I'm really not sure how to do this, if anyone could help I'd really appreciate it!
You can consider the traces of $\alpha = a+b\sqrt{6}+c\sqrt{11}+d\sqrt{66}$ over the 3 quadratic subfields, noting that this gives an algebraic integer (in that subfield).The three subfields are $L_1 = \mathbb{Q}(\sqrt{6})$, $L_2=\mathbb{Q}(\sqrt{11})$ and $L_3=\mathbb{Q}(\sqrt{66})$ having integers $\mathbb{Z}[6]$, $\mathbb{Z}[11]$, $\mathbb{Z}[66]$.

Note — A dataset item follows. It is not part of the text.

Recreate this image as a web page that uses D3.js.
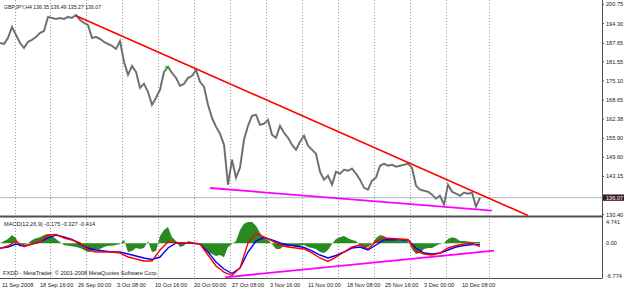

$Tr_{K/L_1}(\alpha)=2a+2b\sqrt{6}$, so $a=A/2, b=B/2,$ where $A,B$ are integers. Similarly, we get $c=C/2,d=D/2$. Then from here, we can check which of the 16 possibilities are algebraic integers, for $A,B,C,D \in \{0,1\}$. To do this, we can compute the norm over the quadratic subfields. For example, $N_{K/L_1}(\alpha)= \frac{1}{4} N_{K/L_1}((A+B\sqrt{6})+\sqrt{11}(C+D\sqrt{6})=\frac{1}{4}(A^2+2AB\sqrt{6}+6B^2-11(C^2+2CD\sqrt{6}+6D^2)) = \frac{A^2+6B^2-11C^2-66D^2}{4} + \sqrt{6}\frac{AB-11CD}{2}$
Thus $$A^2+6B^2-11C^2-66D^2=A^2+2B^2+C^2+2D^2=0 \mod 4$$, $$AB-11CD=AB+CD=0\mod 2$$
For, $N_{K/L_2}$ swap $B,C$ and $6,11$. So $A^2+11C^2-6B^2-66D^2=0 \mod 4$, $$AC-6BD=0 =AC\mod 2$$.

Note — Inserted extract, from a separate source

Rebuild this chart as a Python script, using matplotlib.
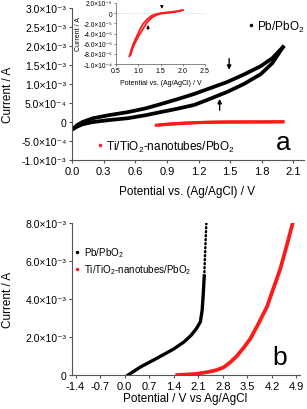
import matplotlib
matplotlib.use('Agg')
import matplotlib.pyplot as plt
from matplotlib.lines import Line2D
import numpy as np

plt.rcParams['font.family'] = ['Liberation Sans', 'DejaVu Sans']
plt.rcParams['mathtext.fontset'] = 'custom'
plt.rcParams['mathtext.rm'] = 'Liberation Sans'

### Data
# (a) cyclic voltammogram, Pb/PbO2 (currents in mA -> scaled below)
pb_v = [0.0, 0.05, 0.1, 0.2, 0.35, 0.53, 0.7, 0.84, 1.0, 1.16, 1.3, 1.47, 1.63, 1.79, 1.9, 2.0]
pb_i_fwd = [-0.2, -0.08, 0.0, 0.1, 0.18, 0.26, 0.36, 0.47, 0.6, 0.74, 0.88, 1.05, 1.25, 1.47, 1.68, 1.97]
pb_i_rev = [-0.2, -0.12, -0.06, 0.0, 0.05, 0.1, 0.18, 0.26, 0.35, 0.45, 0.6, 0.79, 1.0, 1.26, 1.55, 1.97]

# (a) Ti/TiO2-nanotubes/PbO2 loop (currents in 1e-5 A)
ti_v_out = [0.8, 0.85, 0.9, 0.97, 1.05, 1.1, 1.2, 1.3, 1.4, 1.5, 1.6, 1.7, 1.8, 1.9, 2.0]
ti_i_out = [-8.5, -7.0, -5.8, -4.5, -3.0, -2.2, -1.2, -0.5, -0.2, 0.0, 0.1, 0.2, 0.3, 0.45, 0.6]
ti_v_in = [0.83, 0.87, 0.93, 1.0, 1.05, 1.12, 1.2, 1.3, 1.4, 1.5, 1.6, 1.7, 1.8, 1.9, 2.0]
ti_i_in = [-8.2, -7.0, -5.8, -4.6, -3.9, -2.9, -1.8, -0.9, -0.4, -0.1, 0.0, 0.1, 0.2, 0.35, 0.6]

# (b) linear sweeps (currents in mA)
lsv_pb_v = [0.1, 0.45, 0.9, 1.4, 1.7, 1.9, 2.05, 2.16, 2.21, 2.24, 2.27, 2.29, 2.31, 2.33]
lsv_pb_i = [0.0, 0.42, 0.86, 1.37, 1.75, 2.1, 2.45, 2.8, 3.4, 4.2, 5.2, 6.2, 7.1, 8.0]
lsv_ti_v = [1.5, 2.0, 2.36, 2.6, 2.82, 3.0, 3.2, 3.4, 3.58, 3.8, 4.06, 4.25, 4.44, 4.62, 4.8]
lsv_ti_i = [0.0, 0.05, 0.15, 0.25, 0.4, 0.65, 1.0, 1.45, 1.9, 2.65, 3.6, 4.6, 5.6, 6.8, 8.05]

top_yticks = [3.0e-3, 2.5e-3, 2.0e-3, 1.5e-3, 1.0e-3, 5.0e-4, 0, -5.0e-4, -1.0e-3]
top_ylabels = ['3.0×10⁻³', '2.5×10⁻³', '2.0×10⁻³', '1.5×10⁻³', '1.0×10⁻³',
               '5.0×10⁻⁴', '0', '-5.0×10⁻⁴', '-1.0×10⁻³']
top_xticks = [0.0, 0.3, 0.6, 0.9, 1.2, 1.5, 1.8, 2.1]
ins_yticks = [2.0e-5, 0, -2.0e-5, -4.0e-5, -6.0e-5, -8.0e-5, -1.0e-4]
ins_ylabels = ['2.0×10⁻⁵', '0', '-2.0×10⁻⁵', '-4.0×10⁻⁵', '-6.0×10⁻⁵', '-8.0×10⁻⁵', '-1.0×10⁻⁴']
ins_xticks = [0.5, 1.0, 1.5, 2.0, 2.5]
bot_yticks = [0, 2.0e-3, 4.0e-3, 6.0e-3, 8.0e-3]
bot_ylabels = ['0', '2.0×10⁻³', '4.0×10⁻³', '6.0×10⁻³', '8.0×10⁻³']
bot_xticks = [-1.4, -0.7, 0.0, 0.7, 1.4, 2.1, 2.8, 3.5, 4.2, 4.9]

pb_v = np.array(pb_v)
pb_i_fwd = np.array(pb_i_fwd) * 1e-3
pb_i_rev = np.array(pb_i_rev) * 1e-3
ti_i_out = np.array(ti_i_out) * 1e-5
ti_i_in = np.array(ti_i_in) * 1e-5
lsv_pb_i = np.array(lsv_pb_i) * 1e-3
lsv_ti_i = np.array(lsv_ti_i) * 1e-3

spine_col = '#555555'
red = '#ff1a1a'


def style_axes(ax, xsize, ysize):
    for s in ['top', 'right']:
        ax.spines[s].set_visible(False)
    for s in ['left', 'bottom']:
        ax.spines[s].set_color(spine_col)
        ax.spines[s].set_linewidth(0.8)
    ax.tick_params(direction='out', length=2.5, width=0.8, color=spine_col, pad=1.5)
    ax.tick_params(axis='x', labelsize=xsize)
    ax.tick_params(axis='y', labelsize=ysize)


fig = plt.figure(figsize=(3.07, 4.10), dpi=100)

### Panel a
ax1 = fig.add_axes([72/307, 1-161/410, 232/307, 152/410])
ax1.plot(pb_v, pb_i_fwd, color='k', lw=2.7)
ax1.plot(pb_v, pb_i_rev, color='k', lw=2.7)
ax1.plot(ti_v_out, ti_i_out, color=red, lw=2.2)
ax1.plot(ti_v_in, ti_i_in, color=red, lw=2.2)
ax1.set_xlim(0, 2.2)
ax1.set_ylim(-1.0e-3, 3.0e-3)
ax1.set_xticks(top_xticks)
ax1.set_xticklabels(['%.1f' % t for t in top_xticks])
ax1.set_yticks(top_yticks)
ax1.set_yticklabels(top_ylabels)
style_axes(ax1, 8, 7.5)
fig.text(187/307, 1-192/410, 'Potential vs. (Ag/AgCl) / V', fontsize=8.5, ha='center', va='center')
fig.text(8/307, 1-95/410, 'Current / A', fontsize=8.5, rotation=90, ha='center', va='center')
ax1.annotate('', xy=(1.49, 1.30e-3), xytext=(1.49, 1.74e-3),
             arrowprops=dict(arrowstyle='-|>', color='k', lw=1.0, mutation_scale=6))
ax1.annotate('', xy=(1.40, 0.68e-3), xytext=(1.40, 0.24e-3),
             arrowprops=dict(arrowstyle='-|>', color='k', lw=1.0, mutation_scale=6))
ax1.text(0.91, 0.12, 'a', transform=ax1.transAxes, fontsize=19, ha='center', va='center')

h_pb = Line2D([], [], ls='none', marker='o', ms=1.5, color='k')
h_ti = Line2D([], [], ls='none', marker='o', ms=1.5, color=red)
leg1 = ax1.legend([h_pb], ['Pb/PbO$_2$'], loc='center left', bbox_to_anchor=(248/307, 1-27/410),
                  bbox_transform=fig.transFigure, frameon=False, fontsize=8.5,
                  handlelength=0.5, handletextpad=0.25, borderpad=0, borderaxespad=0)
ax1.legend([h_ti], ['Ti/TiO$_2$-nanotubes/PbO$_2$'], loc='center left',
           bbox_to_anchor=(97/307, 1-147/410), bbox_transform=fig.transFigure,
           frameon=False, fontsize=8.5, handlelength=0.5, handletextpad=0.3,
           borderpad=0, borderaxespad=0)
ax1.add_artist(leg1)

### Inset
axin = fig.add_axes([116/307, 1-65/410, 89/307, 61/410])
axin.axhline(0, color='#bbbbbb', lw=0.5, ls=':')
axin.plot(ti_v_out, ti_i_out, color=red, lw=1.3)
axin.plot(ti_v_in, ti_i_in, color=red, lw=1.3)
axin.set_xlim(0.5, 2.5)
axin.set_ylim(-1.0e-4, 2.0e-5)
axin.set_xticks(ins_xticks)
axin.set_xticklabels(['%.1f' % t for t in ins_xticks])
axin.set_yticks(ins_yticks)
axin.set_yticklabels(ins_ylabels)
style_axes(axin, 5, 4.8)
axin.tick_params(length=1.5, width=0.5, pad=1)
axin.spines['left'].set_linewidth(0.5)
axin.spines['bottom'].set_linewidth(0.5)
axin.set_xlabel('Potential vs. (Ag/AgCl) / V', fontsize=5, labelpad=3)
axin.set_ylabel('Current / A', fontsize=5, labelpad=1)
axin.annotate('', xy=(1.53, 0.3e-5), xytext=(1.53, 2.0e-5),
              arrowprops=dict(arrowstyle='-|>', color='k', lw=0.7, mutation_scale=4))
axin.annotate('', xy=(1.22, -1.8e-5), xytext=(1.22, -3.8e-5),
              arrowprops=dict(arrowstyle='-|>', color='k', lw=0.7, mutation_scale=4))

### Panel b
ax2 = fig.add_axes([72/307, 1-376/410, 228/307, 152/410])
n_solid = 11
ax2.plot(lsv_pb_v[:n_solid], lsv_pb_i[:n_solid], color='k', lw=2.4)
ax2.plot(lsv_pb_v[n_solid-1:], lsv_pb_i[n_solid-1:], color='k', lw=1.8,
         ls=(0, (0.4, 1.2)), dash_capstyle='round')
ax2.plot(lsv_ti_v, lsv_ti_i, color=red, lw=2.7)
ax2.set_xlim(-1.5, 5.0)
ax2.set_ylim(0, 8.0e-3)
ax2.set_xticks(bot_xticks)
ax2.set_xticklabels(['%.1f' % t for t in bot_xticks])
ax2.set_yticks(bot_yticks)
ax2.set_yticklabels(bot_ylabels)
style_axes(ax2, 8, 7.5)
fig.text(185/307, 1-399/410, 'Potential / V vs Ag/AgCl', fontsize=8.5, ha='center', va='center')
fig.text(8/307, 1-300/410, 'Current / A', fontsize=8.5, rotation=90, ha='center', va='center')
ax2.text(0.91, 0.12, 'b', transform=ax2.transAxes, fontsize=19, ha='center', va='center')
ax2.legend([h_pb, h_ti], ['Pb/PbO$_2$', 'Ti/TiO$_2$-nanotubes/PbO$_2$'], loc='upper left',
           bbox_to_anchor=(75/307, 1-246/410), bbox_transform=fig.transFigure,
           frameon=False, fontsize=7, handlelength=0.5, handletextpad=0.4,
           borderpad=0, borderaxespad=0, labelspacing=0.35)

plt.savefig('out.png', dpi=100)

Now do case work. $AC=0 \mod 2$, so $A=0$ or $C=0$. If $A=0,C=0$, then we must have $B=D=1,0$. If $A=0, C=1$, then contradiction since $A^2+2B^2+C^2+2D^2$ is odd. Similarly for $A=1,C=0$.

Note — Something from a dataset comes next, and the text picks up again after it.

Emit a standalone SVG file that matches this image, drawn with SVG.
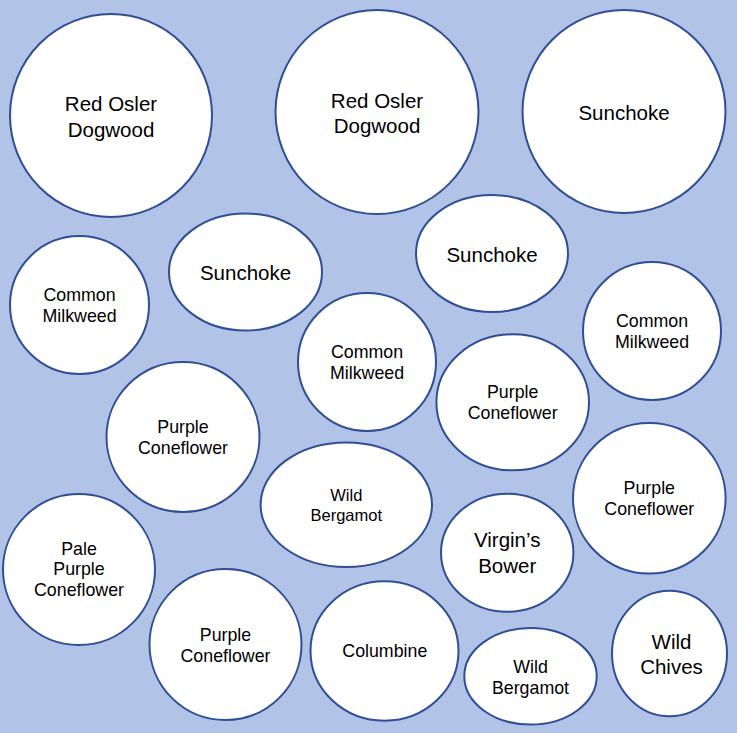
<svg xmlns="http://www.w3.org/2000/svg" width="737" height="733" viewBox="0 0 737 733">
<style>
.n{fill:#ffffff;stroke:#2F4E96;stroke-width:2}
text{font-family:"Liberation Sans",Arial,sans-serif;fill:#000;text-anchor:middle}
.l{font-size:20.5px}
.m{font-size:17.8px}
.s{font-size:16.5px}
</style>
<rect x="0" y="0" width="737" height="733" fill="#B1C4E7"/>
<g id="connectors"></g>
<g id="n1"><ellipse class="n" cx="111" cy="115.5" rx="101" ry="101.5"/><text class="l" x="111" y="111">Red Osler</text><text class="l" x="111" y="136.5">Dogwood</text></g>
<g id="n2"><ellipse class="n" cx="377" cy="112" rx="101.5" ry="102"/><text class="l" x="377" y="107.5">Red Osler</text><text class="l" x="377" y="133">Dogwood</text></g>
<g id="n3"><ellipse class="n" cx="624" cy="111.5" rx="101.5" ry="101.5"/><text class="l" x="624" y="119.5">Sunchoke</text></g>
<g id="n4"><ellipse class="n" cx="245.5" cy="272" rx="76.5" ry="58.5"/><text class="l" x="245.5" y="280">Sunchoke</text></g>
<g id="n5"><ellipse class="n" cx="492" cy="253.5" rx="76" ry="58.5"/><text class="l" x="492" y="261.5">Sunchoke</text></g>
<g id="n6"><ellipse class="n" cx="79.5" cy="305" rx="69.5" ry="69"/><text class="m" x="79.5" y="301">Common</text><text class="m" x="79.5" y="322">Milkweed</text></g>
<g id="n7"><ellipse class="n" cx="367" cy="362" rx="69" ry="69"/><text class="m" x="367" y="358">Common</text><text class="m" x="367" y="379">Milkweed</text></g>
<g id="n8"><ellipse class="n" cx="652" cy="331" rx="69" ry="69"/><text class="m" x="652" y="327">Common</text><text class="m" x="652" y="348">Milkweed</text></g>
<g id="n9"><ellipse class="n" cx="183" cy="437" rx="76.5" ry="75"/><text class="m" x="183" y="433">Purple</text><text class="m" x="183" y="454">Coneflower</text></g>
<g id="n10"><ellipse class="n" cx="512.7" cy="402.3" rx="76.3" ry="68"/><text class="m" x="512.7" y="397.5">Purple</text><text class="m" x="512.7" y="418.5">Coneflower</text></g>
<g id="n11"><ellipse class="n" cx="649.3" cy="498.3" rx="76.3" ry="75.3"/><text class="m" x="649.3" y="494">Purple</text><text class="m" x="649.3" y="515">Coneflower</text></g>
<g id="n12"><ellipse class="n" cx="346.3" cy="504.7" rx="85.7" ry="62.3"/><text class="s" x="346.3" y="500.7">Wild</text><text class="s" x="346.3" y="520.7">Bergamot</text></g>
<g id="n13"><ellipse class="n" cx="507.2" cy="552.7" rx="66.2" ry="59"/><text class="l" x="507.2" y="547.3">Virgin’s</text><text class="l" x="507.2" y="573">Bower</text></g>
<g id="n14"><ellipse class="n" cx="79" cy="569.5" rx="76" ry="75.5"/><text class="m" x="79" y="554.7">Pale</text><text class="m" x="79" y="575.3">Purple</text><text class="m" x="79" y="596.3">Coneflower</text></g>
<g id="n15"><ellipse class="n" cx="225.5" cy="644.5" rx="76" ry="75.5"/><text class="m" x="225.5" y="640.7">Purple</text><text class="m" x="225.5" y="661.7">Coneflower</text></g>
<g id="n16"><ellipse class="n" cx="384.5" cy="651" rx="74" ry="69.7"/><text class="m" x="384.8" y="656.5">Columbine</text></g>
<g id="n17"><ellipse class="n" cx="530.5" cy="676.3" rx="66.2" ry="48.3"/><text class="m" x="530.5" y="673">Wild</text><text class="m" x="530.5" y="694">Bergamot</text></g>
<g id="n18"><ellipse class="n" cx="669.5" cy="653.5" rx="57.5" ry="62.8"/><text class="l" x="671.5" y="648.7">Wild</text><text class="l" x="671.5" y="673.7">Chives</text></g>
</svg>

Now we verify that the thing we found $\frac{\sqrt{6}+\sqrt{66}}{2}$ is an alg integer, as you've done. And then this gives an integral basis after adding the 3 other "non-halved" basis vectors.
Would love to know if there's a nicer way to do this.